Para falar de um dos maiores escândalos do século, parodiar o
dramaturgo Nelson Rodrigues ("A vida como ela é"), no ano em que se
comemora o centenário do seu nascimento, é mais do que homenagear quem tão bem
retratou a sordidez da sociedade brasileira em sua época. Imagem que vale o
paralelo entre o caso que hoje começa a ser julgado no Supremo Tribunal Federal
(STF) e a obra de carga dramática, cômica, até mesmo pornográfica e sobretudo
polêmica e realista do escritor e jornalista é a de Ângela Guadagnin dançando
no plenário da Câmara dos Deputados para comemorar a absolvição de um dos
acusados de participar do mensalão. Mas as cortinas do teatro da CPI que livrou
o petista mineiro João Magno se fecharam.
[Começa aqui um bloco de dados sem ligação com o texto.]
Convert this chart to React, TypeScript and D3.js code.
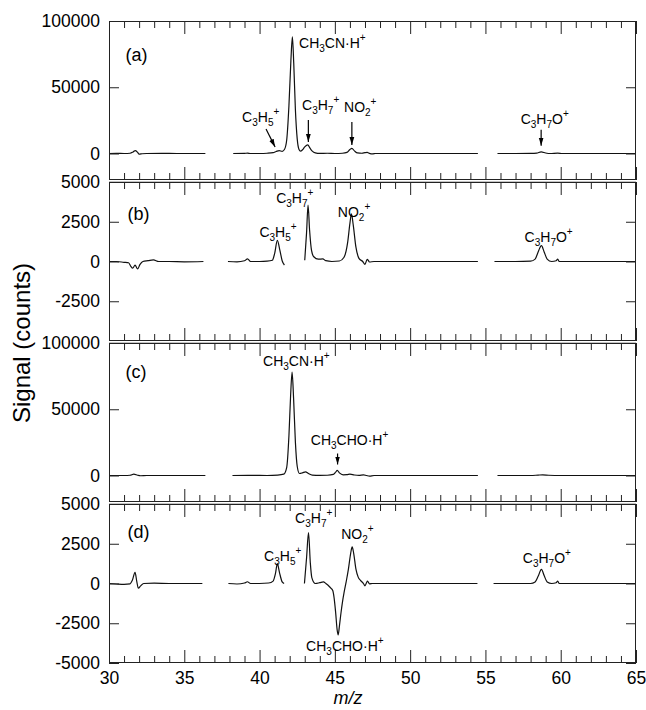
import { useEffect, useRef } from 'react';
import * as d3 from 'd3';

type Pt = [number, number];
type Part = [string, 'n' | 'sub' | 'sup'];
type Label = { mz: number; v: number; parts: Part[]; size?: number };
type Arrow = { mz1: number; v1: number; mz2: number; v2: number };

const W = 646;
const H = 710;
const LEFT = 109;
const RIGHT = 636;
const PANEL_TOP = 21;
const PANEL_H = 159;
const GAP = 2;

const X_DOMAIN: [number, number] = [30, 65];
const X_MAJOR = [30, 35, 40, 45, 50, 55, 60, 65];
const X_MINOR = d3.range(31, 65).filter(v => v % 5 !== 0);

// ---- (a) spectrum, three scan windows
const SPEC_A: Pt[][] = [
    [[30, 0], [30.5, 100], [31.0, 0], [31.4, 200], [31.6, 1200], [31.75, 2200], [31.9, 800], [32.0, -500],
     [32.2, -200], [32.5, 0], [33.5, 100], [34.5, 0], [35.5, 0], [36.4, 0]],
    [[38.25, 0], [39.0, 100], [39.2, 300], [39.4, 0], [40.0, 0], [40.5, 200], [40.9, 700], [41.1, 1500],
     [41.3, 2200], [41.5, 1600], [41.65, 3000], [41.8, 10000], [41.95, 36000], [42.08, 70000], [42.18, 88000],
     [42.27, 68000], [42.38, 33000], [42.5, 11000], [42.62, 3000], [42.72, 1800], [42.85, 2800], [43.0, 5000],
     [43.2, 6500], [43.35, 4000], [43.5, 1800], [43.7, 500], [44.0, 100], [44.5, 200], [45.0, 0], [45.5, 200],
     [45.8, 800], [46.0, 3000], [46.13, 3900], [46.3, 2000], [46.5, 400], [46.8, 200], [47.0, 600], [47.15, 800],
     [47.3, 100], [47.5, -300], [47.7, 0], [48.5, 0], [50, 0], [52, 0], [54.5, 0]],
    [[55.8, 0], [57, 0], [58, 100], [58.4, 300], [58.7, 1200], [59.0, 400], [59.3, 0], [59.8, 300], [60.1, 0],
     [61, 0], [63, 0], [65, 0]],
];

// ---- (b)
const SPEC_B: Pt[][] = [
    [[30, 0], [30.5, 0], [31.0, -50], [31.3, -80], [31.45, -300], [31.57, -420], [31.73, -230], [31.9, -470],
     [32.05, -200], [32.25, 0], [32.6, 50], [32.95, 100], [33.3, 0], [34, 0], [35, -20], [36.27, 0]],
    [[37.9, 0], [38.5, -20], [39.0, 50], [39.2, 160], [39.4, 0], [40.0, 0], [40.5, 20], [40.85, 80], [41.0, 500],
     [41.18, 1330], [41.35, 700], [41.5, 50], [41.65, -220]],
    [[43.0, 80], [43.12, 1800], [43.22, 3550], [43.32, 2000], [43.45, 700], [43.6, 300], [43.9, 150], [44.2, 160],
     [44.4, 50], [44.8, 0], [45.3, 30], [45.6, 250], [45.85, 1200], [46.0, 2400], [46.1, 2990], [46.22, 2300],
     [46.4, 900], [46.6, 200], [46.85, 0], [47.0, -180], [47.1, 50], [47.16, 140], [47.3, -30], [47.6, 0],
     [49, 0], [51, 0], [54.5, 0]],
    [[55.6, 0], [57, 0], [58, 20], [58.3, 150], [58.5, 600], [58.72, 1000], [58.9, 600], [59.1, 150], [59.4, 0],
     [59.7, 50], [59.8, 150], [59.9, 0], [60.5, 0], [62, 0], [65, 0]],
];

// ---- (c)
const SPEC_C: Pt[][] = [
    [[30, 0], [31.0, 0], [31.4, 200], [31.65, 1000], [31.9, 200], [32.1, -200], [32.5, 0], [34, 0], [36.4, 0]],
    [[38.2, 0], [39.5, 100], [40.5, 0], [41.2, 300], [41.6, 1000], [41.8, 6000], [41.95, 30000], [42.06, 60000],
     [42.16, 78000], [42.26, 58000], [42.38, 25000], [42.5, 7000], [42.65, 1500], [42.85, 2000], [43.05, 2800],
     [43.25, 1500], [43.5, 300], [44.0, 100], [44.5, 200], [44.9, 800], [45.05, 2500], [45.16, 3800], [45.3, 2000],
     [45.55, 500], [45.8, 600], [46.0, 1000], [46.3, 400], [46.6, 100], [46.9, 500], [47.1, 0], [47.3, -500],
     [47.6, 0], [49, 0], [54.5, 0]],
    [[55.8, 0], [58, 0], [58.5, 300], [58.8, 500], [59.2, 200], [60, 0], [62, 0], [65, 0]],
];

// ---- (d)
const SPEC_D: Pt[][] = [
    [[30, 0], [30.5, -30], [31.0, -50], [31.4, -20], [31.55, 200], [31.73, 700], [31.85, 100], [31.95, -300],
     [32.1, -150], [32.3, 0], [33, 20], [34, 0], [35, 0], [36.2, 0]],
    [[37.93, 0], [38.5, -30], [39.0, 30], [39.19, 110], [39.4, 0], [40.0, 0], [40.6, 30], [40.9, 150], [41.05, 600],
     [41.18, 1245], [41.32, 700], [41.5, 100], [41.63, 0]],
    [[42.98, 0], [43.12, 1600], [43.25, 3200], [43.37, 1300], [43.47, 370], [43.7, 0], [44.0, 50], [44.24, 100],
     [44.4, 0], [44.57, -130], [44.75, -300], [44.86, -440], [44.95, -900], [45.05, -1800], [45.15, -2900],
     [45.22, -3230], [45.3, -2700], [45.4, -1900], [45.5, -1200], [45.61, -580], [45.75, 100], [45.9, 900],
     [46.05, 1900], [46.15, 2300], [46.25, 1900], [46.4, 900], [46.55, 400], [46.7, 200], [46.9, 0], [47.0, -150],
     [47.1, 50], [47.17, 150], [47.3, -20], [47.5, 0], [49, 0], [51, 0], [54.47, 0]],
    [[55.54, 0], [57, 0], [58, 0], [58.3, 100], [58.5, 450], [58.72, 890], [58.9, 500], [59.1, 100], [59.4, 0],
     [59.7, 50], [59.8, 150], [59.9, 0], [61, 0], [65, 0]],
];

const CH3CNH: Part[] = [['CH', 'n'], ['3', 'sub'], ['CN·H', 'n'], ['+', 'sup']];
const CH3CHOH: Part[] = [['CH', 'n'], ['3', 'sub'], ['CHO·H', 'n'], ['+', 'sup']];
const C3H5: Part[] = [['C', 'n'], ['3', 'sub'], ['H', 'n'], ['5', 'sub'], ['+', 'sup']];
const C3H7: Part[] = [['C', 'n'], ['3', 'sub'], ['H', 'n'], ['7', 'sub'], ['+', 'sup']];
const NO2: Part[] = [['NO', 'n'], ['2', 'sub'], ['+', 'sup']];
const C3H7O: Part[] = [['C', 'n'], ['3', 'sub'], ['H', 'n'], ['7', 'sub'], ['O', 'n'], ['+', 'sup']];

const LABELS_A: Label[] = [
    { mz: 31.1, v: 70000, parts: [['(a)', 'n']], size: 18 },
    { mz: 42.62, v: 80000, parts: CH3CNH },
    { mz: 38.84, v: 23800, parts: C3H5 },
    { mz: 42.82, v: 32800, parts: C3H7 },
    { mz: 45.61, v: 31300, parts: NO2 },
    { mz: 57.34, v: 22600, parts: C3H7O },
];
const ARROWS_A: Arrow[] = [
    { mz1: 40.43, v1: 18500, mz2: 41.03, v2: 4900 },
    { mz1: 43.24, v1: 25300, mz2: 43.24, v2: 8700 },
    { mz1: 46.13, v1: 23800, mz2: 46.13, v2: 6400 },
    { mz1: 58.7, v1: 18000, mz2: 58.7, v2: 5900 },
];
const LABELS_B: Label[] = [
    { mz: 31.23, v: 2610, parts: [['(b)', 'n']], size: 18 },
    { mz: 41.1, v: 3660, parts: C3H7 },
    { mz: 39.99, v: 1560, parts: C3H5 },
    { mz: 45.2, v: 2820, parts: NO2 },
    { mz: 57.6, v: 1250, parts: C3H7O },
];
const LABELS_C: Label[] = [
    { mz: 31.1, v: 73500, parts: [['(c)', 'n']], size: 18 },
    { mz: 40.23, v: 82500, parts: CH3CNH },
    { mz: 43.4, v: 22700, parts: CH3CHOH },
];
const ARROWS_C: Arrow[] = [{ mz1: 45.18, v1: 16600, mz2: 45.18, v2: 8300 }];
const LABELS_D: Label[] = [
    { mz: 31.23, v: 2880, parts: [['(d)', 'n']], size: 18 },
    { mz: 42.36, v: 3800, parts: C3H7 },
    { mz: 40.3, v: 1420, parts: C3H5 },
    { mz: 45.42, v: 2800, parts: NO2 },
    { mz: 57.48, v: 1310, parts: C3H7O },
    { mz: 43.09, v: -4250, parts: CH3CHOH },
];

const PANELS = [
    { domain: [-20000, 100000], ticks: [0, 50000, 100000], spec: SPEC_A, labels: LABELS_A, arrows: ARROWS_A },
    { domain: [-5000, 5000], ticks: [-2500, 0, 2500, 5000], spec: SPEC_B, labels: LABELS_B, arrows: [] as Arrow[] },
    { domain: [-20000, 100000], ticks: [0, 50000, 100000], spec: SPEC_C, labels: LABELS_C, arrows: ARROWS_C },
    { domain: [-5000, 5000], ticks: [-5000, -2500, 0, 2500, 5000], spec: SPEC_D, labels: LABELS_D, arrows: [] as Arrow[] },
];

const FONT = '"Liberation Sans", Arial, Helvetica, sans-serif';

export default function App() {
    const svgRef = useRef<SVGSVGElement | null>(null);

    useEffect(() => {
        if (!svgRef.current) return;
        const svg = d3.select(svgRef.current);
        svg.selectAll('*').remove();

        svg.append('defs').append('marker')
            .attr('id', 'arrowhead')
            .attr('viewBox', '0 0 10 10')
            .attr('refX', 10).attr('refY', 5)
            .attr('markerUnits', 'userSpaceOnUse')
            .attr('markerWidth', 8).attr('markerHeight', 8)
            .attr('orient', 'auto')
            .append('path').attr('d', 'M0,2 L10,5 L0,8 Z').attr('fill', '#000');

        const x = d3.scaleLinear().domain(X_DOMAIN).range([LEFT, RIGHT]);

        PANELS.forEach((p, i) => {
            const top = PANEL_TOP + i * (PANEL_H + GAP);
            const bottom = top + PANEL_H;
            const y = d3.scaleLinear().domain(p.domain).range([bottom, top]);
            const g = svg.append('g');

            // gap band between panels
            if (i > 0) {
                g.append('rect')
                    .attr('x', LEFT).attr('y', top - GAP + 1)
                    .attr('width', RIGHT - LEFT).attr('height', GAP - 1)
                    .attr('fill', '#c4c4c4');
            }

            // spectrum segments
            const line = d3.line<Pt>()
                .x(d => x(d[0]))
                .y(d => y(d[1]))
                .curve(d3.curveMonotoneX);
            p.spec.forEach(seg => {
                g.append('path')
                    .datum(seg)
                    .attr('d', line)
                    .attr('fill', 'none')
                    .attr('stroke', '#111')
                    .attr('stroke-width', 1.2)
                    .attr('stroke-linejoin', 'round');
            });

            // x ticks, inside, top and bottom
            const xTicks = (pos: number, dir: number, vals: number[], len: number) => {
                const axis = dir > 0 ? d3.axisBottom(x) : d3.axisTop(x);
                const a = g.append('g')
                    .attr('transform', `translate(0,${pos})`)
                    .call(axis.tickValues(vals).tickSize(-len).tickSizeOuter(0).tickFormat(() => ''));
                a.select('.domain').remove();
                a.selectAll('line').attr('stroke', '#222');
            };
            xTicks(top, -1, X_MINOR, 7);
            xTicks(top, -1, X_MAJOR, 13);
            xTicks(bottom, 1, X_MINOR, 7);
            xTicks(bottom, 1, X_MAJOR, 13);

            // y ticks left (labelled) and right
            const yl = g.append('g')
                .attr('transform', `translate(${LEFT},0)`)
                .call(d3.axisLeft(y).tickValues(p.ticks).tickSize(-10).tickSizeOuter(0).tickPadding(9)
                    .tickFormat(d => `${d}`));
            yl.select('.domain').remove();
            yl.selectAll('line').attr('stroke', '#222');
            yl.selectAll('text').style('font-family', FONT).style('font-size', '17.5px').attr('fill', '#000');

            const yr = g.append('g')
                .attr('transform', `translate(${RIGHT},0)`)
                .call(d3.axisRight(y).tickValues(p.ticks).tickSize(-10).tickSizeOuter(0).tickFormat(() => ''));
            yr.select('.domain').remove();
            yr.selectAll('line').attr('stroke', '#222');

            // frame
            g.append('rect')
                .attr('x', LEFT + 0.5).attr('y', top + 0.5)
                .attr('width', RIGHT - LEFT - 1).attr('height', PANEL_H - 1)
                .attr('fill', 'none').attr('stroke', '#222').attr('stroke-width', 1);

            // bottom axis labels for last panel
            if (i === PANELS.length - 1) {
                const xb = g.append('g')
                    .attr('transform', `translate(0,${bottom})`)
                    .call(d3.axisBottom(x).tickValues(X_MAJOR).tickSize(0).tickPadding(9).tickFormat(d => `${d}`));
                xb.select('.domain').remove();
                xb.selectAll('text').style('font-family', FONT).style('font-size', '17.5px').attr('fill', '#000');
            }

            // arrows
            p.arrows.forEach(a => {
                g.append('line')
                    .attr('x1', x(a.mz1)).attr('y1', y(a.v1))
                    .attr('x2', x(a.mz2)).attr('y2', y(a.v2))
                    .attr('stroke', '#000').attr('stroke-width', 1.2)
                    .attr('marker-end', 'url(#arrowhead)');
            });

            // labels with sub/superscripts
            p.labels.forEach(l => {
                const size = l.size || 14;
                const t = g.append('text')
                    .attr('x', x(l.mz)).attr('y', y(l.v))
                    .style('font-family', FONT).style('font-size', `${size}px`).attr('fill', '#000');
                let shift = 0;
                l.parts.forEach(([s, kind]) => {
                    const target = kind === 'sub' ? 4 : kind === 'sup' ? -7 : 0;
                    t.append('tspan')
                        .attr('dy', target - shift)
                        .style('font-size', kind === 'n' ? `${size}px` : '10px')
                        .text(s);
                    shift = target;
                });
            });
        });

        // axis titles
        svg.append('text')
            .attr('transform', `translate(30,${PANEL_TOP + 2 * (PANEL_H + GAP)}) rotate(-90)`)
            .attr('text-anchor', 'middle')
            .style('font-family', FONT).style('font-size', '24px')
            .text('Signal (counts)');

        svg.append('text')
            .attr('x', 348).attr('y', 704)
            .attr('text-anchor', 'middle')
            .style('font-family', FONT).style('font-size', '18px').style('font-style', 'italic')
            .text('m/z');
    }, []);

    return (
        <svg ref={svgRef} width={W} height={H}
            style={{ position: 'absolute', left: 0, top: 0, background: '#fff' }} />
    );
}
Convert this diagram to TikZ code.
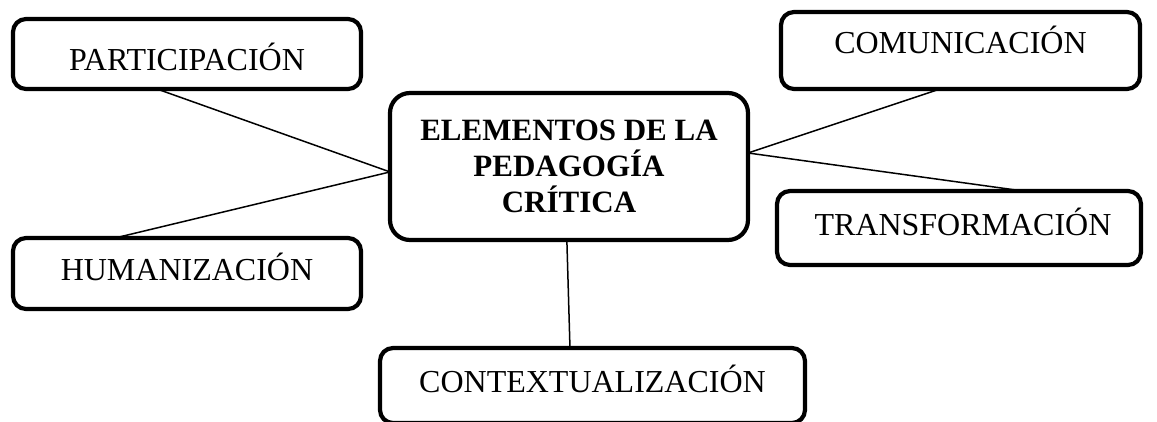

Agora o companheiro partidário de Ângela, que, depois da cena,
só conseguiu se eleger vereadora no interior paulista, é um dos 38 réus da Ação
Penal nº 470, num palco que não admite práticas circenses. A partir hoje, o
austero plenário da Corte Suprema estará aberto à população apenas por
transmissão direta de tevê. Torcidas pró e contra serão mantidas a um raio de
pelo menos 100m de distância. Com uma composição que talvez seja das mais plurais
da história, o STF dá início a julgamento de importância maior que o caso em
si. Se não tem o poder de pôr fim à corrupção, está diante de momento ímpar
para mostrar à nação que este não é o país da impunidade.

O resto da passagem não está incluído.